▶ [Request]:
Word for word, print each line of the listing below; pictures stay out.

▶ [Recorded information]:

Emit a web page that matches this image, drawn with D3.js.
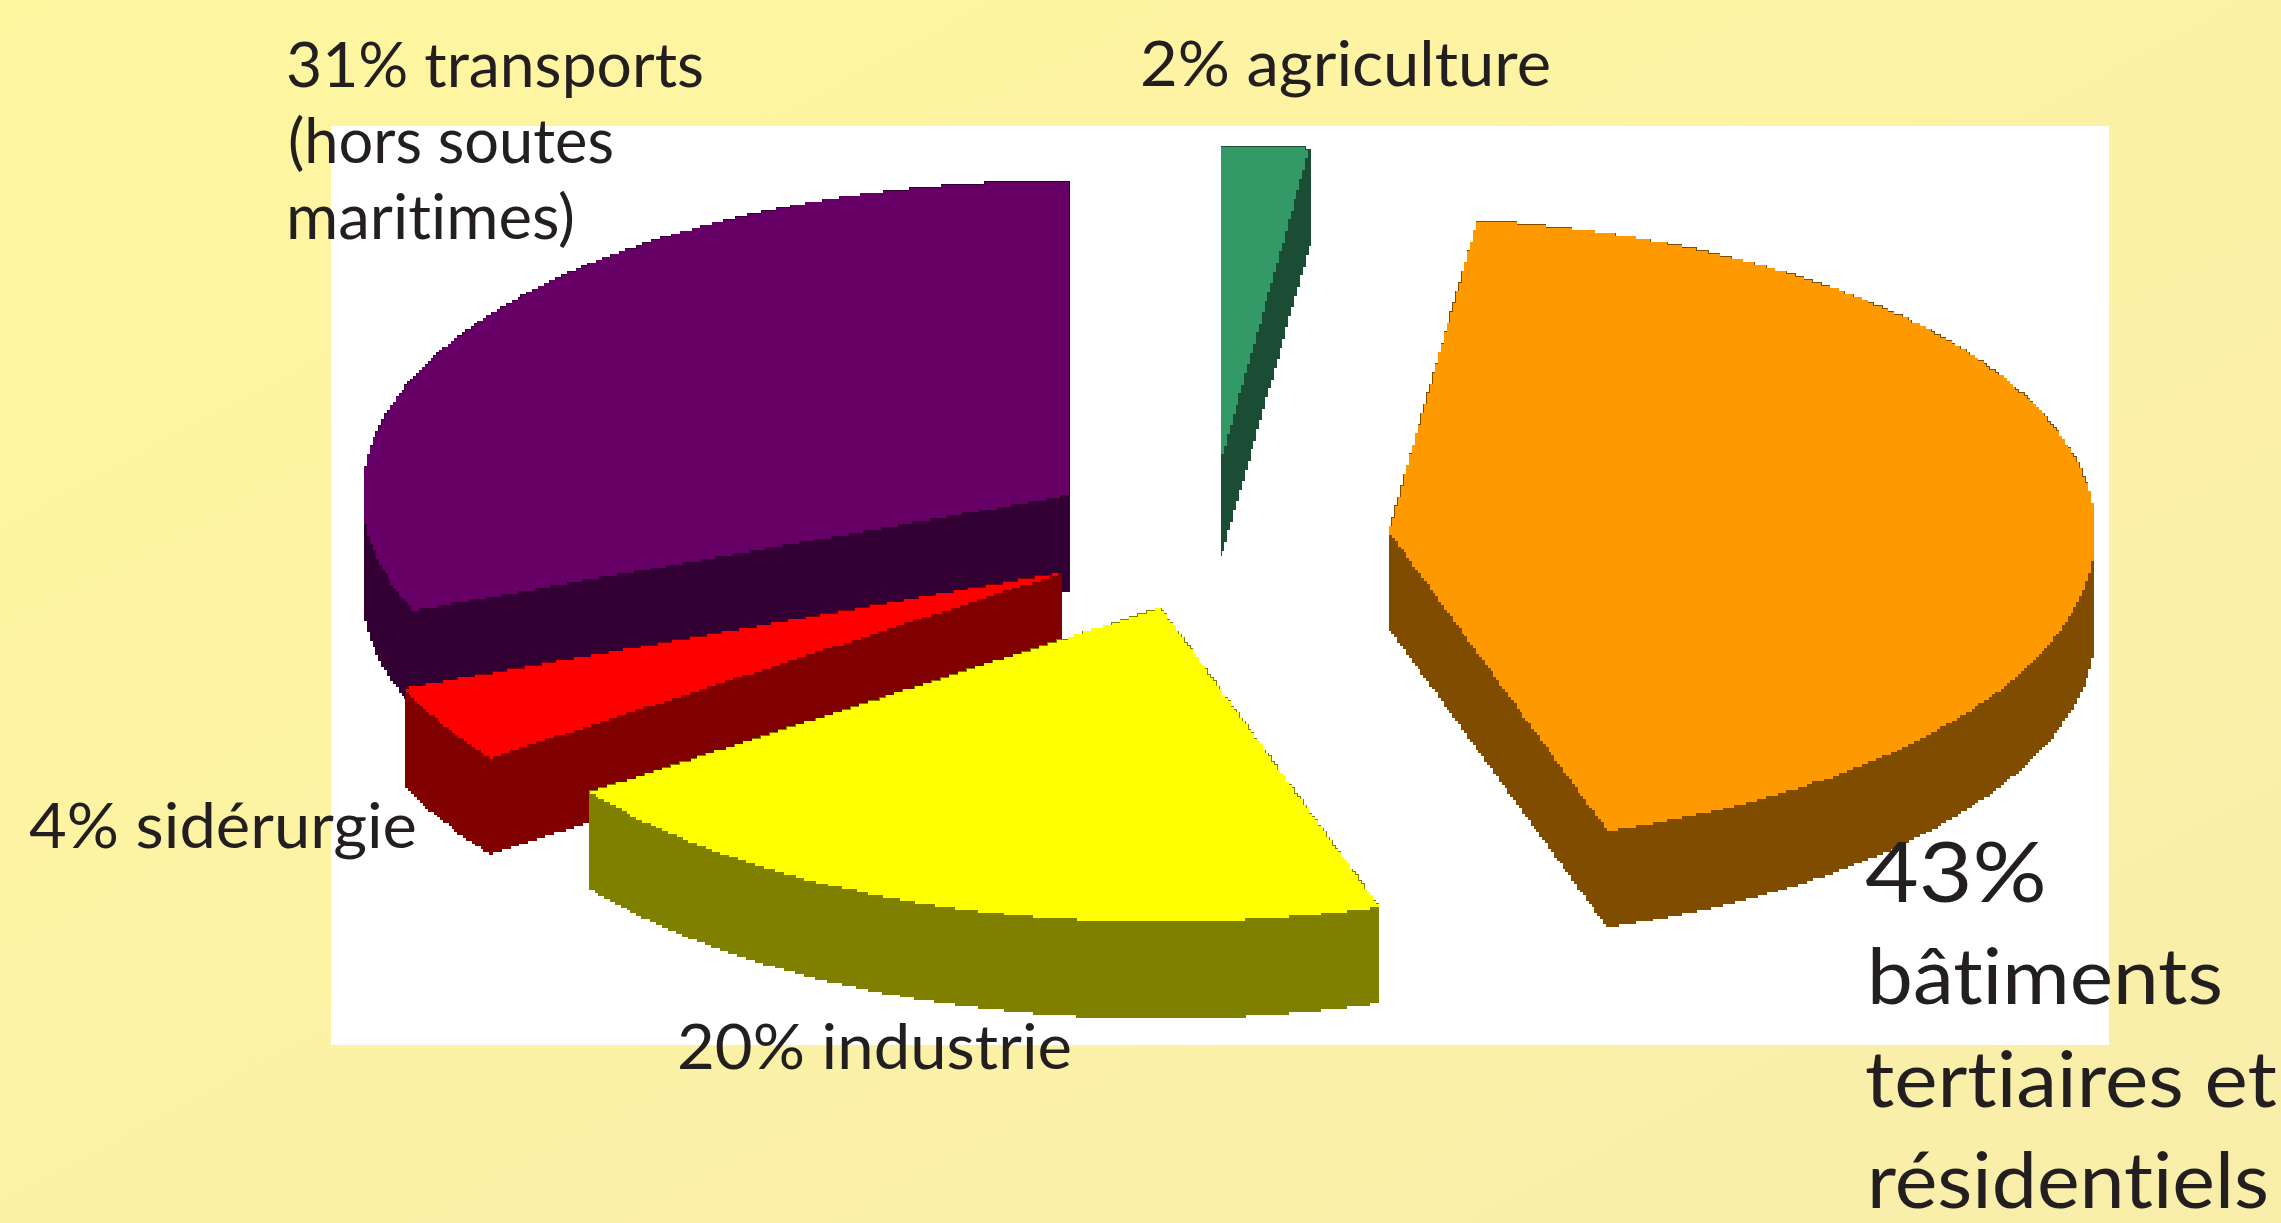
<!DOCTYPE html>
<html>
<head>
<meta charset="utf-8">
<title>Emissions par secteur</title>
<script src="https://cdn.jsdelivr.net/npm/d3@7"></script>
<style>
  html, body { margin: 0; padding: 0; background: #fdf3a5; overflow: hidden; }
  text { font-family: Lato, "Noto Sans", sans-serif; fill: #231f20; font-variant-ligatures: none; }
</style>
</head>
<body>
<div id="chart"></div>
<script>
// values, in drawing order (counter-clockwise from 12 o'clock)
const categories = ["transports", "sidérurgie", "industrie", "bâtiments", "agriculture"];
const shares = [31, 4, 20, 43, 2];
const topColors = ["#660066", "#ff0000", "#ffff00", "#ff9900", "#339966"];
const wallColors = ["#330033", "#800000", "#808000", "#804d00", "#1a4d33"];

// where each exploded slice has its centre
const centersX = [1069, 1061, 1161, 1389, 1221];
const centersY = [495, 573, 608, 532, 460];

const labelLines = ["31% transports", "(hors soutes", "maritimes)", "2% agriculture", "4% sidérurgie",
                    "20% industrie", "43%", "bâtiments", "tertiaires et", "résidentiels"];
const labelX = [286, 288, 286, 1140, 29, 677, 1865, 1867, 1865, 1867];
const labelY = [87, 163, 239, 86, 848, 1069, 902, 1004, 1107, 1208];
const labelW = [418, 326, 289, 411, 388, 395, 182, 356, 412, 402];
const labelSize = [62, 62, 62, 62, 62, 62, 84, 77, 77, 77];

const width = 2281, height = 1223;
const radiusX = 706, radiusY = 314, depth = 96;
const cell = 2.9; // the source picture was a low-res bitmap, edges step by this much

const svg = d3.select("#chart").append("svg")
    .attr("width", width)
    .attr("height", height)
    .style("display", "block");

const defs = svg.append("defs");
const grad = defs.append("linearGradient")
    .attr("id", "bg")
    .attr("x1", 0).attr("y1", 0)
    .attr("x2", 1).attr("y2", 1);
grad.append("stop").attr("offset", "0%").attr("stop-color", "#fff6a0");
grad.append("stop").attr("offset", "100%").attr("stop-color", "#f9eeaa");

svg.append("rect").attr("width", width).attr("height", height).attr("fill", "url(#bg)");

// the white plot area
svg.append("rect")
    .attr("x", 331).attr("y", 126)
    .attr("width", 2109 - 331).attr("height", 1045 - 126)
    .attr("fill", "#fff");

// counter-clockwise pie, squashed through two scales to look tilted
const pie = d3.pie().sort(null).startAngle(0).endAngle(-2 * Math.PI);
const slices = pie(shares);

const x = d3.scaleLinear().domain([-1, 1]).range([-radiusX, radiusX]);
const y = d3.scaleLinear().domain([-1, 1]).range([-radiusY, radiusY]);
const line = d3.line();

// dense outline of one slice: centre -> arc -> centre
function outline(d, i) {
    const cx = centersX[i], cy = centersY[i];
    const arcSteps = Math.ceil(Math.abs(d.endAngle - d.startAngle) * radiusX / 1.5);
    const arcPts = d3.range(arcSteps + 1).map(k => {
        const a = d.startAngle + (d.endAngle - d.startAngle) * k / arcSteps;
        const p = d3.pointRadial(a, 1);
        return [cx + x(p[0]), cy + y(p[1])];
    });
    const spoke = (from, to) => d3.range(1, 400).map(k => [
        from[0] + (to[0] - from[0]) * k / 400,
        from[1] + (to[1] - from[1]) * k / 400
    ]);
    const c = [cx, cy];
    return [c].concat(spoke(c, arcPts[0]), arcPts, spoke(arcPts[arcPts.length - 1], c));
}

// snap to the coarse grid and turn into stairs
function stairs(pts, i) {
    const snap = (v, o) => o + Math.round((v - o) / cell) * cell;
    const out = [];
    pts.forEach(p => {
        const q = [snap(p[0], centersX[i]), snap(p[1], centersY[i])];
        const last = out[out.length - 1];
        if (!last) { out.push(q); return; }
        if (last[0] === q[0] && last[1] === q[1]) return;
        if (last[0] !== q[0] && last[1] !== q[1]) out.push([q[0], last[1]]);
        out.push(q);
    });
    return out;
}

const pieG = svg.append("g").attr("shape-rendering", "crispEdges");

slices.forEach((d, i) => {
    const pts = stairs(outline(d, i), i);
    const g = pieG.append("g").attr("class", "slice-" + i);

    // wall: one quad per outline edge, pushed down by the depth
    d3.pairs(pts.concat([pts[0]])).forEach(([a, b]) => {
        g.append("path")
            .attr("d", line([a, b, [b[0], b[1] + depth], [a[0], a[1] + depth]]) + "Z")
            .attr("fill", wallColors[i])
            .attr("stroke", wallColors[i])
            .attr("stroke-width", 1);
    });

    g.append("path")
        .attr("d", line(pts) + "Z")
        .attr("fill", topColors[i]);
});

svg.append("g").selectAll("text")
    .data(labelLines)
    .enter()
    .append("text")
    .attr("x", (d, i) => labelX[i])
    .attr("y", (d, i) => labelY[i])
    .attr("font-size", (d, i) => labelSize[i])
    .attr("textLength", (d, i) => labelW[i])
    .attr("lengthAdjust", "spacingAndGlyphs")
    .text(d => d);
</script>
</body>
</html>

▶ [Response]:
Emit a web page that matches this image, drawn with D3.js.
<!DOCTYPE html>
<html>
<head>
<meta charset="utf-8">
<title>Emissions par secteur</title>
<script src="https://cdn.jsdelivr.net/npm/d3@7"></script>
<style>
  html, body { margin: 0; padding: 0; background: #fdf3a5; overflow: hidden; }
  text { font-family: Lato, "Noto Sans", sans-serif; fill: #231f20; font-variant-ligatures: none; }
</style>
</head>
<body>
<div id="chart"></div>
<script>
// values, in drawing order (counter-clockwise from 12 o'clock)
const categories = ["transports", "sidérurgie", "industrie", "bâtiments", "agriculture"];
const shares = [31, 4, 20, 43, 2];
const topColors = ["#660066", "#ff0000", "#ffff00", "#ff9900", "#339966"];
const wallColors = ["#330033", "#800000", "#808000", "#804d00", "#1a4d33"];

// where each exploded slice has its centre
const centersX = [1069, 1061, 1161, 1389, 1221];
const centersY = [495, 573, 608, 532, 460];

const labelLines = ["31% transports", "(hors soutes", "maritimes)", "2% agriculture", "4% sidérurgie",
                    "20% industrie", "43%", "bâtiments", "tertiaires et", "résidentiels"];
const labelX = [286, 288, 286, 1140, 29, 677, 1865, 1867, 1865, 1867];
const labelY = [87, 163, 239, 86, 848, 1069, 902, 1004, 1107, 1208];
const labelW = [418, 326, 289, 411, 388, 395, 182, 356, 412, 402];
const labelSize = [62, 62, 62, 62, 62, 62, 84, 77, 77, 77];

const width = 2281, height = 1223;
const radiusX = 706, radiusY = 314, depth = 96;
const cell = 2.9; // the source picture was a low-res bitmap, edges step by this much

const svg = d3.select("#chart").append("svg")
    .attr("width", width)
    .attr("height", height)
    .style("display", "block");

const defs = svg.append("defs");
const grad = defs.append("linearGradient")
    .attr("id", "bg")
    .attr("x1", 0).attr("y1", 0)
    .attr("x2", 1).attr("y2", 1);
grad.append("stop").attr("offset", "0%").attr("stop-color", "#fff6a0");
grad.append("stop").attr("offset", "100%").attr("stop-color", "#f9eeaa");

svg.append("rect").attr("width", width).attr("height", height).attr("fill", "url(#bg)");

// the white plot area
svg.append("rect")
    .attr("x", 331).attr("y", 126)
    .attr("width", 2109 - 331).attr("height", 1045 - 126)
    .attr("fill", "#fff");

// counter-clockwise pie, squashed through two scales to look tilted
const pie = d3.pie().sort(null).startAngle(0).endAngle(-2 * Math.PI);
const slices = pie(shares);

const x = d3.scaleLinear().domain([-1, 1]).range([-radiusX, radiusX]);
const y = d3.scaleLinear().domain([-1, 1]).range([-radiusY, radiusY]);
const line = d3.line();

// dense outline of one slice: centre -> arc -> centre
function outline(d, i) {
    const cx = centersX[i], cy = centersY[i];
    const arcSteps = Math.ceil(Math.abs(d.endAngle - d.startAngle) * radiusX / 1.5);
    const arcPts = d3.range(arcSteps + 1).map(k => {
        const a = d.startAngle + (d.endAngle - d.startAngle) * k / arcSteps;
        const p = d3.pointRadial(a, 1);
        return [cx + x(p[0]), cy + y(p[1])];
    });
    const spoke = (from, to) => d3.range(1, 400).map(k => [
        from[0] + (to[0] - from[0]) * k / 400,
        from[1] + (to[1] - from[1]) * k / 400
    ]);
    const c = [cx, cy];
    return [c].concat(spoke(c, arcPts[0]), arcPts, spoke(arcPts[arcPts.length - 1], c));
}

// snap to the coarse grid and turn into stairs
function stairs(pts, i) {
    const snap = (v, o) => o + Math.round((v - o) / cell) * cell;
    const out = [];
    pts.forEach(p => {
        const q = [snap(p[0], centersX[i]), snap(p[1], centersY[i])];
        const last = out[out.length - 1];
        if (!last) { out.push(q); return; }
        if (last[0] === q[0] && last[1] === q[1]) return;
        if (last[0] !== q[0] && last[1] !== q[1]) out.push([q[0], last[1]]);
        out.push(q);
    });
    return out;
}

const pieG = svg.append("g").attr("shape-rendering", "crispEdges");

slices.forEach((d, i) => {
    const pts = stairs(outline(d, i), i);
    const g = pieG.append("g").attr("class", "slice-" + i);

    // wall: one quad per outline edge, pushed down by the depth
    d3.pairs(pts.concat([pts[0]])).forEach(([a, b]) => {
        g.append("path")
            .attr("d", line([a, b, [b[0], b[1] + depth], [a[0], a[1] + depth]]) + "Z")
            .attr("fill", wallColors[i])
            .attr("stroke", wallColors[i])
            .attr("stroke-width", 1);
    });

    g.append("path")
        .attr("d", line(pts) + "Z")
        .attr("fill", topColors[i]);
});

svg.append("g").selectAll("text")
    .data(labelLines)
    .enter()
    .append("text")
    .attr("x", (d, i) => labelX[i])
    .attr("y", (d, i) => labelY[i])
    .attr("font-size", (d, i) => labelSize[i])
    .attr("textLength", (d, i) => labelW[i])
    .attr("lengthAdjust", "spacingAndGlyphs")
    .text(d => d);
</script>
</body>
</html>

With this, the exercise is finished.